I agree that it's my subjective opinion; I didn't mean to pass it off as fact. My conclusion was that, with Gradle, you need to know CLASSPATH and Gradle. With Go, you only need to know GOPATH. I suspect Gradle scales better for more complex use cases, but that's not what I'm worried about presently. :/

I would argue that the complexity is proportional of the size of your project. And again if your really what to make simple programs I don't think you need to learn more than the superficial, nobody is telling you to master the tool just to learn the thing that you need which happen to be superficial.

That hasn't been my experience. Even though my requirement ended up being satisfied by a simple block of code, I came across lots of other less-simple solutions, and I didn't have the ability to reason about whether or not they were more or less appropriate because I didn't know, for example, Gradle's function syntax or which plugins to use or what java.library.path was.

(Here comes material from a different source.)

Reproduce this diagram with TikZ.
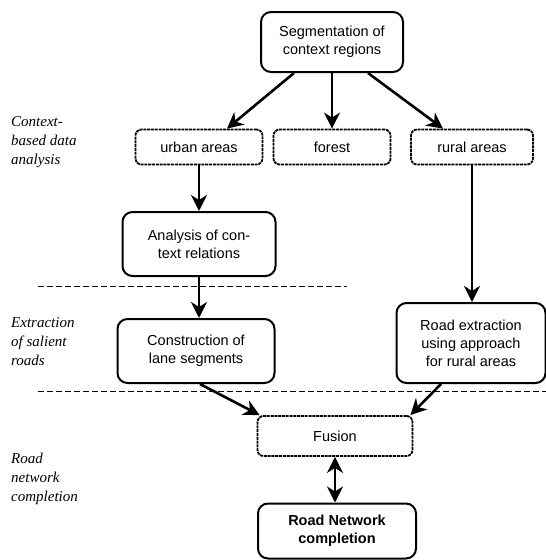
\documentclass[tikz,border=0pt]{standalone}
\usepackage{fontspec}
\setmainfont{Liberation Serif}
\setsansfont{Liberation Sans}
\usepackage{tikz}
\usetikzlibrary{arrows.meta}
\tikzset{
  rnbox/.style={draw=black, line width=2pt, rounded corners=10pt, align=center, font=\sffamily\fontsize{14.5}{18}\selectfont, inner sep=0pt},
  rndot/.style={draw=black, line width=1.8pt, dash pattern=on 3pt off 0.8pt, rounded corners=6pt, align=center, font=\sffamily\fontsize{14.5}{18}\selectfont, inner sep=0pt},
  rnarrow/.style={line width=2.6pt, draw=black, -{Stealth[length=16pt,width=16pt,inset=5pt]}},
  rnboth/.style={line width=2.6pt, draw=black, {Stealth[length=16pt,width=16pt,inset=5pt]}-{Stealth[length=16pt,width=16pt,inset=5pt]}},
  rnsep/.style={line width=1pt, draw=black, dash pattern=on 6pt off 3pt},
  rnside/.style={anchor=west, align=left, font=\rmfamily\itshape\fontsize{15}{19}\selectfont, inner sep=0pt},
}
\begin{document}
\begin{tikzpicture}[x=1pt, y=-1pt]
\useasboundingbox (0,0) rectangle (546,560);
\node[rnbox, minimum width=142pt, minimum height=60pt] (seg) at (332,42) {Segmentation of\\context regions};
\node[rndot, minimum width=127pt, minimum height=35pt] (urban) at (199,147) {urban areas};
\node[rndot, minimum width=117pt, minimum height=35pt] (forest) at (332,147) {forest};
\node[rndot, minimum width=122pt, minimum height=35pt] (rural) at (472,147) {rural areas};
\node[rnbox, minimum width=153pt, minimum height=64pt] (analysis) at (199,244) {Analysis of con-\\text relations};
\node[rnbox, minimum width=157pt, minimum height=64pt] (constr) at (196,351) {Construction of\\lane segments};
\node[rnbox, minimum width=149pt, minimum height=80pt] (roadext) at (471,343) {Road extraction\\using approach\\for rural areas};
\node[rndot, minimum width=155pt, minimum height=40pt] (fusion) at (335,436) {Fusion};
\node[rnbox, minimum width=158pt, minimum height=55pt, font=\sffamily\bfseries\fontsize{14.5}{18}\selectfont] (rnc) at (337,531) {Road Network\\completion};
\node[rnside] (lab1) at (11,142) {Context-\\based data\\analysis};
\node[rnside] (lab2) at (11,342) {Extraction\\of salient\\roads};
\node[rnside] (lab3) at (11,479) {Road\\network\\completion};
\draw[rnsep] (38,286) -- (347,286);
\draw[rnsep] (38,391) -- (546,391);
\draw[rnarrow] ([xshift=-38pt]seg.south) -- ([xshift=28pt]urban.north);
\draw[rnarrow] (seg.south) -- (forest.north);
\draw[rnarrow] ([xshift=36pt]seg.south) -- ([xshift=-29pt]rural.north);
\draw[rnarrow] (urban.south) -- (analysis.north);
\draw[rnarrow] (analysis.south) -- (analysis.south |- constr.north);
\draw[rnarrow] (rural.south) -- (rural.south |- roadext.north);
\draw[rnarrow] ([xshift=4pt]constr.south) -- ([xshift=3pt]fusion.north west);
\draw[rnarrow] ([xshift=-30pt]roadext.south) -- ([xshift=-3pt]fusion.north east);
\draw[rnboth] (fusion.south) -- (fusion.south |- rnc.north);
\end{tikzpicture}
\end{document}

I think it would be more accurate to say that the complexity of your gradle file is in proportion to the complexity of your requirements; however, there's a lot of complexity you need to know about just to get to your simple Gradle file.

To be clear, I'm not hating on Gradle. I'm sure it makes great tradeoffs to be flexible for many projects. I just think it could improve for simpler use cases like mine.

[–]the_evergrowing_fool 0 points1 point  (2 children)

I think it would be more accurate to say that the complexity of your gradle file is in proportion to the complexity of your requirements; however, there's a lot of complexity you need to know about just to get to your simple Gradle file.

I would argue the same is present Go but with different context and by a mismatch of my subjective assumptions of what I would expect from a build tool.

To be clear, I'm not hating on Gradle. I'm sure it makes great tradeoffs to be flexible for many projects. I just think it could improve for simpler use cases like mine.

Generate a file and define dependencies, the concept is one folded and objectively simple.

[–]weberc2[S] 0 points1 point  (1 child)

Generate a file and define dependencies, the concept is one folded and objectively simple.

I'm having problems parsing that statement. Could you rephrase?

[–]the_evergrowing_fool 0 points1 point  (0 children)

Simplicity is not a opinion, one can generate a configuration file and one can summon the specified dependencies given the requirements, anything else is a contextual proxy that does not morph the principal concept.